Last Sunday afternoon, my preschooler picked up the shirt he’d worn to church and said it smelled like church. The incense smell was still there. Next thing I know, he was playing church. He held his shoe by the laces and made it into a censer and he had me tie a towel around his shoulders like vestments. He wanted to kiss the icons and he walked around the living room censing the icons and singing. He wanted us all to participate. It made me think about how I participate in church. Can you give me some guidance? - Mother of an angel

Dear Mother of an Angel: What a wonderful story and what a precious child! Let’s chat a bit over this nice hot pot of tea I’ve just brewed up. I have to confess though that I can’t imagine it could warm my heart any more than this incredible story you’ve related. It seems once again the natural wisdom of children has outshone all of our book-learning. His call to have you all participate is the call of God through the church. God called us to worship Him and to commune with Him. He definitely does not want us to be a member of the audience. Imagine how frustrated and hurt your preschooler would have been had you refused to participate with him. Your son wanted your full participation. So does God.

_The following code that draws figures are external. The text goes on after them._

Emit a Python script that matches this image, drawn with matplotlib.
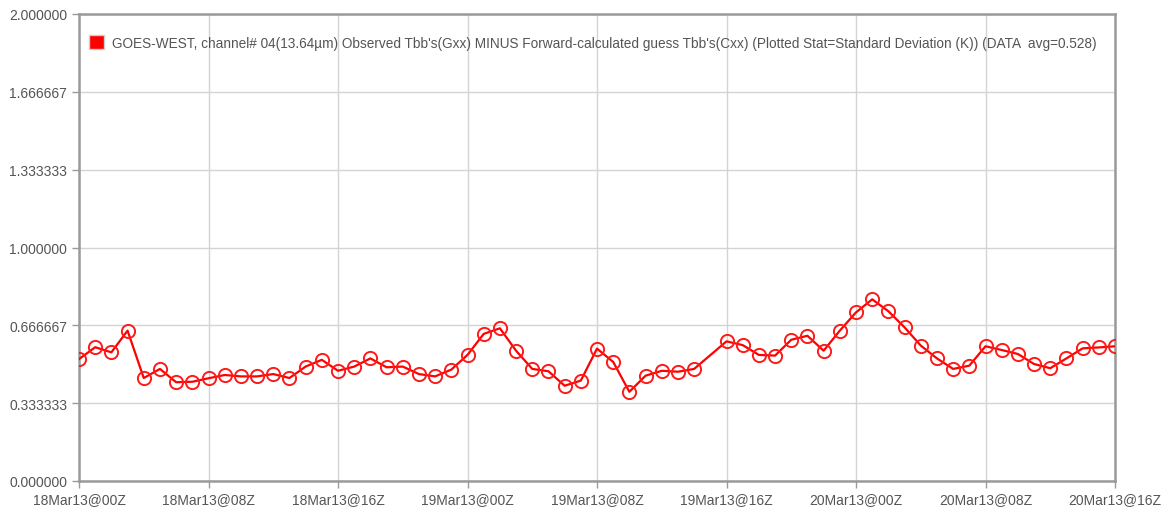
import numpy as np
import pandas as pd
import matplotlib
matplotlib.use("Agg")
import matplotlib.pyplot as plt
import matplotlib.dates as mdates
from matplotlib.patches import Patch

plt.rcParams['font.family'] = ['Liberation Sans', 'DejaVu Sans']

# hourly standard deviation (K), 18Mar13@00Z .. 20Mar13@16Z (19Mar13@15Z missing)
hours = [0, 1, 2, 3, 4, 5, 6, 7, 8, 9, 10, 11, 12, 13, 14, 15, 16, 17, 18, 19,
         20, 21, 22, 23, 24, 25, 26, 27, 28, 29, 30, 31, 32, 33, 34, 35, 36, 37, 38,
         40, 41, 42, 43, 44, 45, 46, 47, 48, 49, 50, 51, 52, 53, 54, 55, 56, 57, 58,
         59, 60, 61, 62, 63, 64]
std_dev = [0.522, 0.573, 0.551, 0.644, 0.441, 0.480, 0.423, 0.425, 0.440, 0.454,
           0.448, 0.448, 0.458, 0.441, 0.490, 0.519, 0.472, 0.490, 0.525, 0.487,
           0.490, 0.458, 0.448, 0.477, 0.540, 0.630, 0.654, 0.558, 0.480, 0.470,
           0.408, 0.430, 0.567, 0.510, 0.382, 0.451, 0.472, 0.468, 0.480,
           0.598, 0.582, 0.540, 0.537, 0.605, 0.622, 0.558, 0.644, 0.722, 0.778,
           0.727, 0.658, 0.580, 0.525, 0.480, 0.494, 0.577, 0.561, 0.544, 0.501,
           0.483, 0.525, 0.568, 0.572, 0.577]
yticks = [0.0, 1/3, 2/3, 1.0, 4/3, 5/3, 2.0]
label = ("GOES-WEST, channel# 04(13.64\u00b5m) Observed Tbb's(Gxx) MINUS "
         "Forward-calculated guess Tbb's(Cxx) (Plotted Stat=Standard Deviation (K)) "
         "(DATA  avg=0.528)")

start = pd.Timestamp("2013-03-18 00:00")
times = start + pd.to_timedelta(hours, unit="h")

fig = plt.figure(figsize=(11.67, 5.10), dpi=100)
ax = fig.add_axes([79/1167, 1 - 482/510, (1115 - 79)/1167, (482 - 15)/510])

ax.plot(times, std_dev, color="#ff0000", lw=1.6, marker="o", ms=9.5,
        mfc="none", mec="#ff1a1a", mew=1.4, zorder=3)

ax.set_xlim(start, start + pd.Timedelta(hours=64))
ax.set_ylim(0, 2)
ax.set_yticks(yticks)
ax.yaxis.set_major_formatter(plt.FuncFormatter(lambda v, p: f"{v:.6f}"))
ax.xaxis.set_major_locator(mdates.HourLocator(byhour=[0, 8, 16]))
ax.xaxis.set_major_formatter(mdates.DateFormatter("%d%b%y@%HZ"))

ax.grid(True, color="#d4d4d4", lw=1.0)
ax.set_axisbelow(True)
for s in ax.spines.values():
    s.set_color("#9a9a9a")
    s.set_linewidth(1.8)
ax.tick_params(colors="#9a9a9a", labelcolor="#555555", labelsize=10, length=5, width=1)
ax.tick_params(axis="x", pad=3)

ax.legend(handles=[Patch(facecolor="#ff0000", edgecolor="#cccccc", label=label)],
          loc="upper left", bbox_to_anchor=(0.0, 0.975), frameon=False,
          fontsize=9.8, labelcolor="#555555", handlelength=1.15, handleheight=1.15,
          handletextpad=0.55, borderaxespad=0.3)

fig.savefig("out.png", dpi=100)
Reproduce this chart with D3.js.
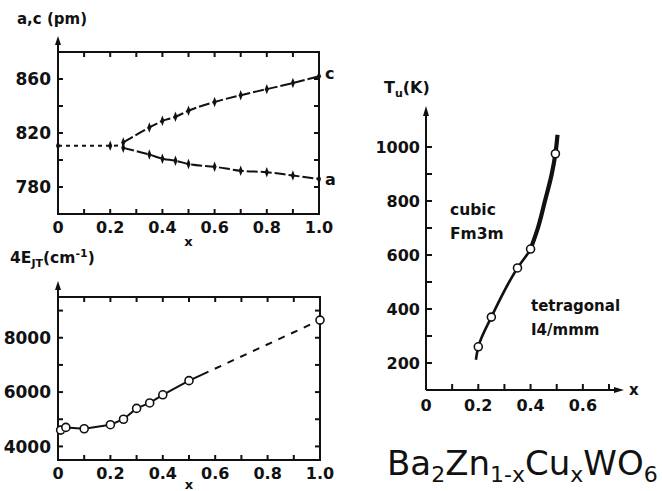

  • We worship body and soul and it involves all of our senses. Every part of us knows we are in a holy place and in a holy time. Every detail from the architecture to the icons to the incense – everything communicates this to us. It is deliberate that we experience this worship in a way that is different from our normal daily experiences. Our eyes behold the beauty of the church temple; we see the icons surrounding us reminding us that the angels and saints worship the Trinity with us. We hear the prayers chanted or sung not spoken. We smell the incense and know the place is holy. We feel the sign of the cross upon our bodies and know that nature is restored to its original purpose in our reverent kisses of the icons, the cross and the gospel book. And most of all, we taste and see that the Lord is good.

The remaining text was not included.